Corruption the No 2 obstacle in Malaysia
In Malaysia, business leaders rank corruption as the second most problematic factor for doing business in the country, with 47% of corporate respondents in the Transparency International Malaysia Transparency Perception Survey 2007 admitting to having bribed someone or knowing someone who had done so, mainly to avoid inconvenience.
Revolving doors between public office and the private sector, another practice documented in the report, provide a smooth path to deceitful public procurement deals where non-competitive bidding and opaque processes lead to immense waste and unreliable services or goods, Paul said.
Many of the countries found at the bottom of TI’s yearly Corruption Perceptions Index – which measures perceived levels of public-sector corruption in over 170 countries – are not only victim to unscrupulous governments but to major firms that are more than willing to enter into corrupt deals with these governments.
These intricate webs, involving more than simple bribes, are possible because companies believe that they can get away with such criminal practices.
“Society believes that nothing can be done. There is a sense of hopelessness and the people entrusted with the authority and power to change things are not committed or are unable to do so,” said Paul.
“It also does not help that the anti-graft body have time and again failed to catch the ‘big fish’ who are said to be the real culprits behind graft cases.” – Malaysian Mirror
Friday, September 25, 2009
TI Report: The Right Step Forward for Chief Minister Lim Guan Eng
Global corruption watchdog, Transparency International (TI), has ranked Malaysia as the 47th least corrupt nation in the world and commended the island state of Penang for its anti-corruption efforts. The results is disappointing. The country should strive to be ranked among the top 10 if it wants to attract more investment.

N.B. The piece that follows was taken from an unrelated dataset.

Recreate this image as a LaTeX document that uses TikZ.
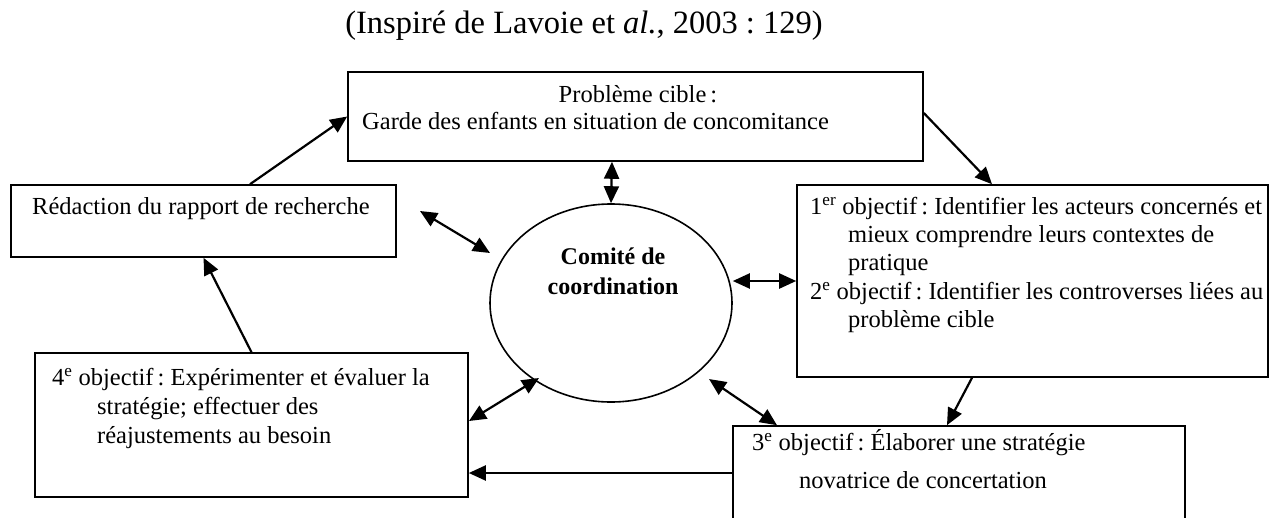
\documentclass[tikz,border=0pt]{standalone}
\usepackage{fontspec}
\setmainfont{Liberation Serif}
\usetikzlibrary{arrows.meta,shapes.geometric}
\frenchspacing
\begin{document}
\begin{tikzpicture}[x=1pt,y=-1pt,
  box/.style={draw, line width=1.6pt, rectangle, inner sep=0pt},
  txt/.style={anchor=mid west, inner sep=0pt, font=\fontsize{24.5}{28}\selectfont},
  ctxt/.style={anchor=mid, inner sep=0pt, font=\fontsize{24.5}{28}\selectfont},
  arr/.style={line width=2.2pt, -{Triangle[length=17pt,width=15pt]}},
  darr/.style={line width=2.2pt, {Triangle[length=17pt,width=15pt]}-{Triangle[length=17pt,width=15pt]}},
]
\useasboundingbox (0,0) rectangle (1272,517);
\clip (0,0) rectangle (1272,517);

% title
\node[ctxt, font=\fontsize{32.5}{36}\selectfont] (title) at (584,31) {(Inspiré de Lavoie et \textit{al.}, 2003 : 129)};

% boxes
\node[box, minimum width=575pt, minimum height=89pt] (b1) at (635.5,116.5) {};
\node[box, minimum width=385pt, minimum height=72pt] (br) at (203.5,221) {};
\node[box, minimum width=471pt, minimum height=192pt] (b2) at (1032.5,281) {};
\node[box, minimum width=433pt, minimum height=144pt] (b4) at (251.5,425) {};
\node[box, minimum width=452pt, minimum height=130pt] (b3) at (959,491) {};
\node[draw, line width=1.6pt, ellipse, minimum width=242pt, minimum height=198pt, inner sep=0pt] (ec) at (611,303) {};

% texts
\node[ctxt] (t1a) at (638,100) {Problème cible\,:};
\node[txt] (t1b) at (362,127) {Garde des enfants en situation de concomitance};
\node[txt] (tr) at (32,212) {Rédaction du rapport de recherche};
\node[ctxt, font=\fontsize{24}{28}\selectfont\bfseries] (te1) at (613,262) {Comité de};
\node[ctxt, font=\fontsize{24}{28}\selectfont\bfseries] (te2) at (613,292) {coordination};
\node[txt] (t2a) at (810,212) {1\textsuperscript{er} objectif\,: Identifier les acteurs concernés et};
\node[txt] (t2b) at (848,240) {mieux comprendre leurs contextes de};
\node[txt] (t2c) at (848,268) {pratique};
\node[txt] (t2d) at (810,297) {2\textsuperscript{e} objectif\,: Identifier les controverses liées au};
\node[txt] (t2e) at (848,325) {problème cible};
\node[txt] (t4a) at (52,383) {4\textsuperscript{e} objectif\,: Expérimenter et évaluer la};
\node[txt] (t4b) at (97,412) {stratégie; effectuer des};
\node[txt] (t4c) at (97,441) {réajustements au besoin};
\node[txt] (t3a) at (752,448) {3\textsuperscript{e} objectif\,: Élaborer une stratégie};
\node[txt] (t3b) at (799,486) {novatrice de concertation};

% free ends
\coordinate (pr) at (420,211);
\coordinate (pe) at (490,253);
\coordinate (p4) at (469,421);
\coordinate (pe4) at (539,378);
\coordinate (pe3) at (709,379);
\coordinate (a9) at ([yshift=18pt]b3.west);

% connectors
\draw[arr] ([xshift=46.5pt]br.north) -- (b1.west);
\draw[arr] ([yshift=3.5pt]b1.east) -- ([xshift=-40.5pt]b2.north);
\draw[darr] ([xshift=-23.5pt]b1.south) -- (ec.north);
\draw[darr] (pr) -- (pe);
\draw[darr] (ec.east |- b2.west) -- (b2.west);
\draw[darr] (pe4) -- (p4);
\draw[darr] (pe3) -- ([xshift=-182pt]b3.north);
\draw[arr] ([xshift=-60.5pt]b2.south) -- ([xshift=-12pt]b3.north);
\draw[arr] (a9) -- (b4.east |- a9);
\draw[arr] (b4.north) -- (br.south);
\end{tikzpicture}
\end{document}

The CPI is part of TI’s Global Corruption Report (GCR) 2009 released yesterday.
In its report on Malaysia, TI highlighted the Malaysian practice of the “revolving door” whereby individuals move from government to business, or business to politics, and back again, and estimated that corruption could cost Malaysia as much as RM10 billion a year.

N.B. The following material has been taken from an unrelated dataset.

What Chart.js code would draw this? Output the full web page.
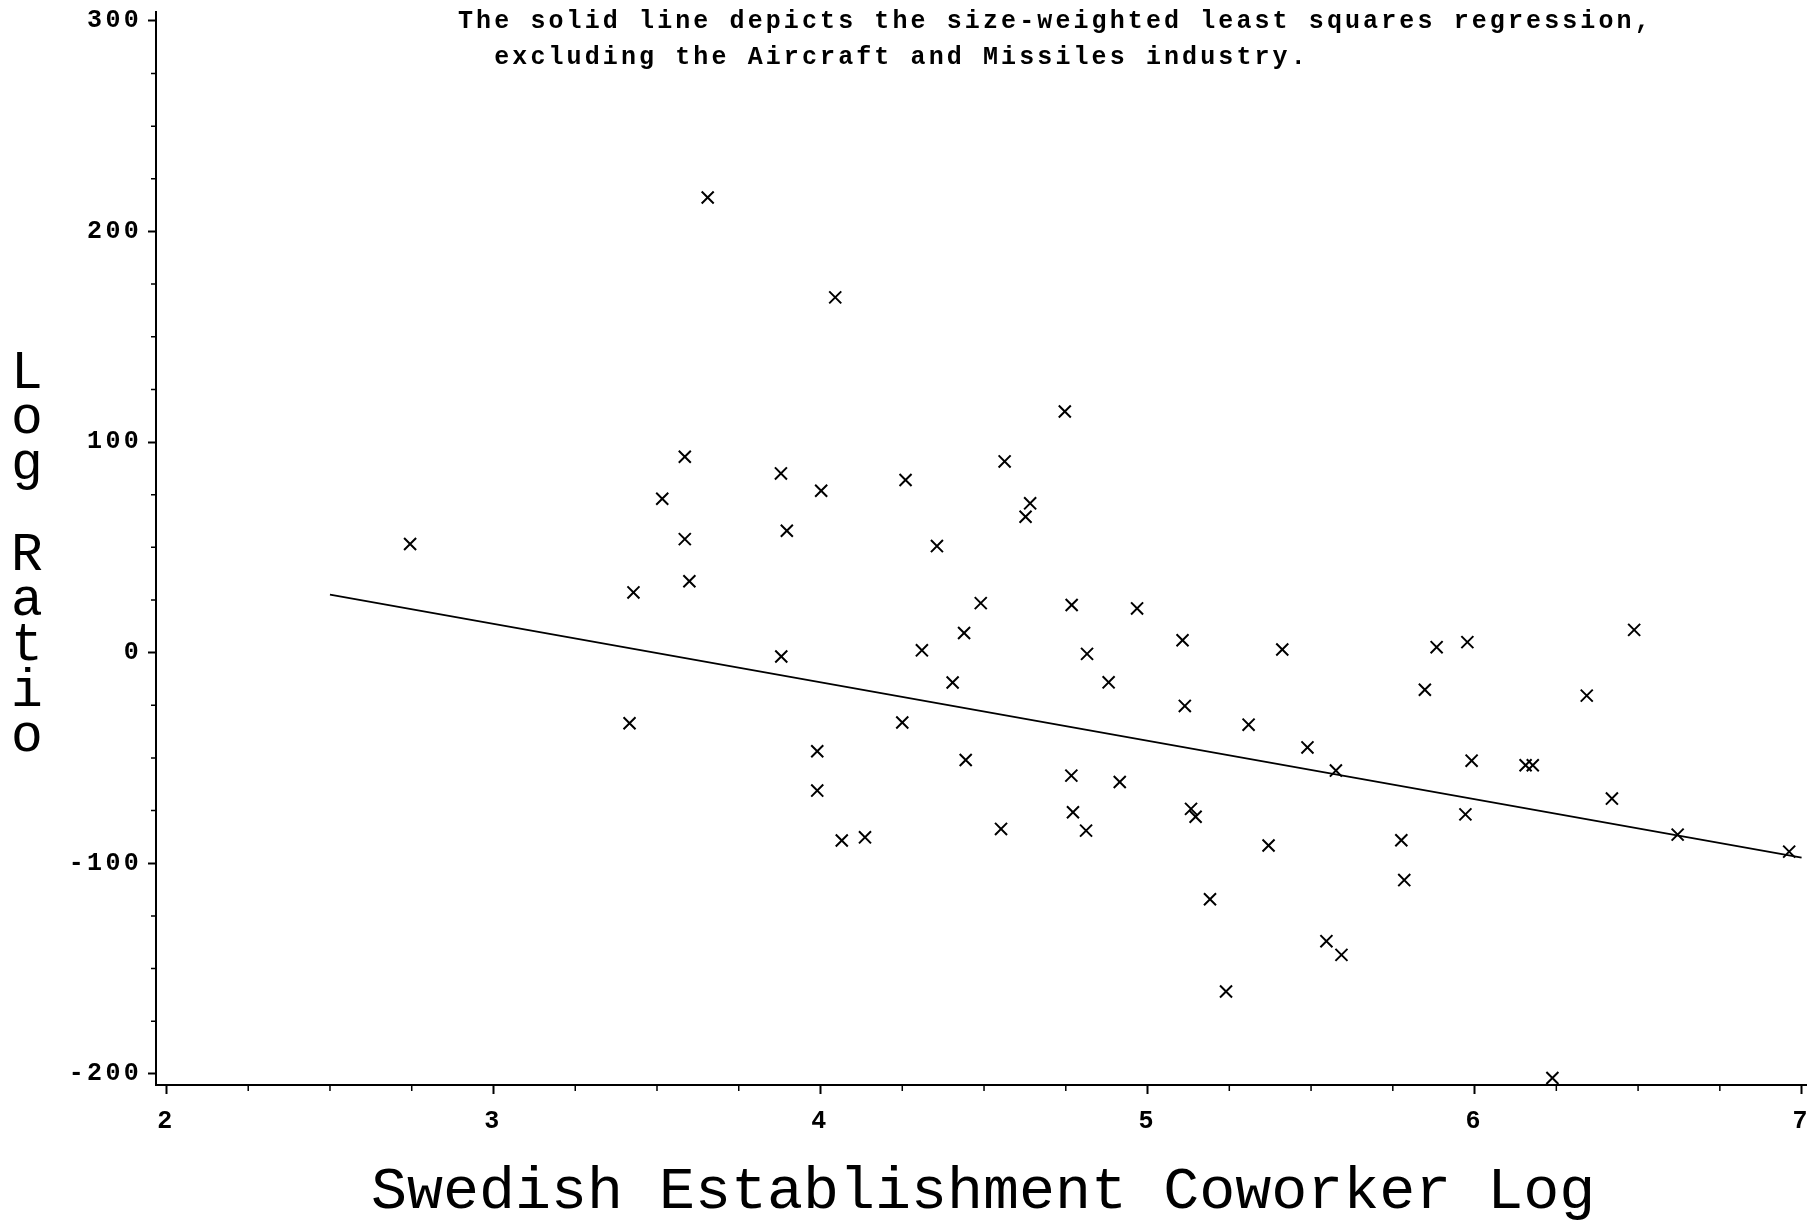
<!DOCTYPE html>
<html>
<head>
<meta charset="utf-8">
<script src="https://cdn.jsdelivr.net/npm/chart.js@4/dist/chart.umd.min.js"></script>
<style>
html,body{margin:0;padding:0;background:#fff;}
#wrap{position:relative;width:1817px;height:1221px;overflow:hidden;background:#fff;}
#c{position:absolute;left:0;top:0;}
.note{position:absolute;left:458px;top:4px;font-family:"Courier New",Courier,"Nimbus Mono PS",FreeMono,"Liberation Mono",monospace;font-weight:bold;font-size:25px;letter-spacing:3.1px;line-height:35.5px;white-space:pre;color:#000;}
.xt{position:absolute;left:371px;top:1162px;font-family:"Courier New",Courier,"Nimbus Mono PS",FreeMono,"Liberation Mono",monospace;font-size:60px;line-height:60px;white-space:pre;color:#000;}
.yt{position:absolute;left:0;top:352px;width:54px;text-align:center;font-family:"Courier New",Courier,"Nimbus Mono PS",FreeMono,"Liberation Mono",monospace;font-size:53px;line-height:45.4px;white-space:pre;color:#000;}
</style>
</head>
<body>
<div id="wrap">
<canvas id="c" width="1817" height="1221"></canvas>
<div class="note" id="note"></div>
<div class="xt" id="xt"></div>
<div class="yt" id="yt"></div>
</div>
<script>
// ---- data ----
const xValues = [2.745, 3.655, 4.045, 3.428, 3.416, 3.516, 3.585, 3.585, 3.599, 3.879,
  3.897, 4.002, 3.880, 3.990, 3.990, 4.065, 4.136, 4.260, 4.250, 4.310,
  4.356, 4.404, 4.439, 4.444, 4.490, 4.552, 4.563, 4.627, 4.641, 4.747,
  4.768, 4.767, 4.772, 4.812, 4.815, 4.881, 4.915, 4.968, 5.107, 5.114,
  5.133, 5.147, 5.191, 5.240, 5.309, 5.370, 5.412, 5.489, 5.547, 5.576,
  5.593, 5.776, 5.785, 5.848, 5.884, 5.972, 5.978, 5.991, 6.156, 6.178,
  6.238, 6.343, 6.420, 6.488, 6.621, 6.962];
const yValues = [51.6, 216.1, 168.7, 28.6, -33.5, 73.1, 93.0, 53.9, 33.9, 85.1,
  57.9, 76.9, -1.8, -46.8, -65.5, -89.2, -87.7, 82.0, -33.2, 1.1,
  50.6, -14.2, 9.3, -51.0, 23.5, -83.7, 90.8, 64.5, 70.9, 114.5,
  22.6, -58.4, -75.8, -84.5, -0.6, -14.1, -61.4, 21.0, 5.9, -25.3,
  -74.2, -77.9, -117.1, -160.9, -34.2, -91.6, 1.5, -45.0, -137.0, -56.0,
  -143.5, -89.1, -108.0, -17.6, 2.6, -76.8, 5.0, -51.3, -53.5, -53.5,
  -202.0, -20.4, -69.3, 10.8, -86.4, -94.5];
const fitX = [2.5, 7.0];
const fitY = [27.5, -97.3];
const xTickValues = [2, 3, 4, 5, 6, 7];
const yTickValues = [-200, -100, 0, 100, 200, 300];
const xMinorStep = 0.25;
const yMinorStep = 25;
const noteText = "The solid line depicts the size-weighted least squares regression,\n  excluding the Aircraft and Missiles industry.";
const xTitle = "Swedish Establishment Coworker Log";
const yTitle = "Log Ratio";

document.getElementById('note').textContent = noteText;
document.getElementById('xt').textContent = xTitle;
document.getElementById('yt').textContent = yTitle.split('').join('\n');

const tickFont = {family: 'Liberation Mono', size: 25, weight: 'bold'};

const axisExtras = {
  id: 'axisExtras',
  beforeDraw(chart) { chart.ctx.letterSpacing = '3.3px'; },
  afterDraw(chart) {
    const ctx = chart.ctx;
    ctx.letterSpacing = '0px';
    const xs = chart.scales.x, ys = chart.scales.y;
    ctx.save();
    ctx.strokeStyle = '#000';
    ctx.lineWidth = 1.5;
    ctx.beginPath();
    const xk0 = Math.ceil(xs.min / xMinorStep), xk1 = Math.floor(xs.max / xMinorStep);
    for (let k = xk0; k <= xk1; k++) {
      const v = k * xMinorStep;
      if (Math.abs(v - Math.round(v)) < 1e-9) continue;
      const px = xs.getPixelForValue(v);
      ctx.moveTo(px, xs.top); ctx.lineTo(px, xs.top + 6);
    }
    const yk0 = Math.ceil(ys.min / yMinorStep), yk1 = Math.floor(ys.max / yMinorStep);
    for (let k = yk0; k <= yk1; k++) {
      const v = k * yMinorStep;
      if (v % 100 === 0) continue;
      const py = ys.getPixelForValue(v);
      ctx.moveTo(ys.right - 5, py); ctx.lineTo(ys.right, py);
    }
    ctx.stroke();
    ctx.restore();
  }
};

new Chart(document.getElementById('c'), {
  type: 'scatter',
  data: {
    datasets: [
      {
        type: 'scatter',
        data: xValues.map((x, i) => ({x: x, y: yValues[i]})),
        pointStyle: 'crossRot',
        pointRadius: 8.5,
        pointHoverRadius: 8.5,
        borderWidth: 2,
        pointBorderWidth: 2,
        borderColor: '#000',
        backgroundColor: '#000'
      },
      {
        type: 'line',
        data: fitX.map((x, i) => ({x: x, y: fitY[i]})),
        borderColor: '#000',
        borderWidth: 1.8,
        pointRadius: 0,
        fill: false,
        tension: 0
      }
    ]
  },
  options: {
    responsive: false,
    devicePixelRatio: 1,
    animation: false,
    layout: {padding: {top: 12, right: 7, bottom: 0, left: 0}},
    plugins: {legend: {display: false}, tooltip: {enabled: false}, title: {display: false}},
    scales: {
      x: {
        type: 'linear', position: 'bottom', min: 1.968, max: 7.015,
        afterBuildTicks: s => { s.ticks = xTickValues.map(v => ({value: v})); },
        afterFit: s => { s.height = 136; s.paddingLeft = 0; s.paddingRight = 0; },
        grid: {display: true, drawOnChartArea: false, drawTicks: true, tickLength: 9, tickWidth: 2, tickColor: '#000', color: '#000'},
        border: {display: true, color: '#000', width: 2},
        ticks: {color: '#000', font: tickFont, padding: 13, maxRotation: 0, autoSkip: false, callback: v => String(v)},
        title: {display: false}
      },
      y: {
        type: 'linear', position: 'left', min: -205.3, max: 304.2,
        afterBuildTicks: s => { s.ticks = yTickValues.map(v => ({value: v})); },
        afterFit: s => { s.width = 156; s.paddingTop = 0; s.paddingBottom = 0; },
        grid: {display: true, drawOnChartArea: false, drawTicks: true, tickLength: 8, tickWidth: 2, tickColor: '#000', color: '#000'},
        border: {display: true, color: '#000', width: 2},
        ticks: {color: '#000', font: tickFont, padding: 6, autoSkip: false, callback: v => String(v)},
        title: {display: false}
      }
    }
  },
  plugins: [axisExtras]
});
</script>
</body>
</html>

“Significant government participation in the private sector and considerable business participation in politics means that the movement of gatekeepers to players and players to gatekeepers has a negative influence on the concept of checks and balances,” said TI.
“The complexity of the relationships between politics and the public and private sectors means that corruption may take place with impunity. Until drastic action is taken to separate the cosy relationship between government, business and politics, the anti-corruption effort will remain no more than a token gesture,” said TI.
It also recognised the state government’s directive barring administrators and state executive councillors from making any new land applications and efforts to attract professionals to serve on various boards, such as the Penang State Appeals Board.
Penang Chief Minister Lim Guan Eng says he is “humbled” by the recognition by TI and added that he was concerned over the fact that that corruption could cost Malaysia as much as RM10 billion a year – an amount equivalent to 1 or 2 per cent of GDP as pointed out by the GCR when it cited the findings of the special government business facilitation task force Pemudah and the World Bank.
He added that the two local authorities in Penang are expected to save another RM34 million over three years from a “transparent” negotiation over the price of solid waste disposal that reduced the rates agreed to by the previous Barisan Nasional administration by a further 42.4 per cent.
Corruption is the mother of all ills in this country. I would like to commend CM Lim for a job well done. His administration has taken the right step forward to ensure a better accountability of public funds.
In contrast, PAS Selangor State Exco Dr Hasan Ali has taken the exact opposite action in trying to undermine the effort of Selcat to investigate abuse of public funds. Agencies, departments and ministries which tasked with the responsibility of managing the taxpayers’ money must be subjected to a strict due diligence.
The PKFZ fiasco is a prime example of a lack of such mechanism and financial discipline.
Lim also today announced that the state has managed to cut about RM36 million or 12 per cent of in operating expenditure this year due to its efforts to curb corruption.
Kudos to CM Lim and rotten eggs for Hasan.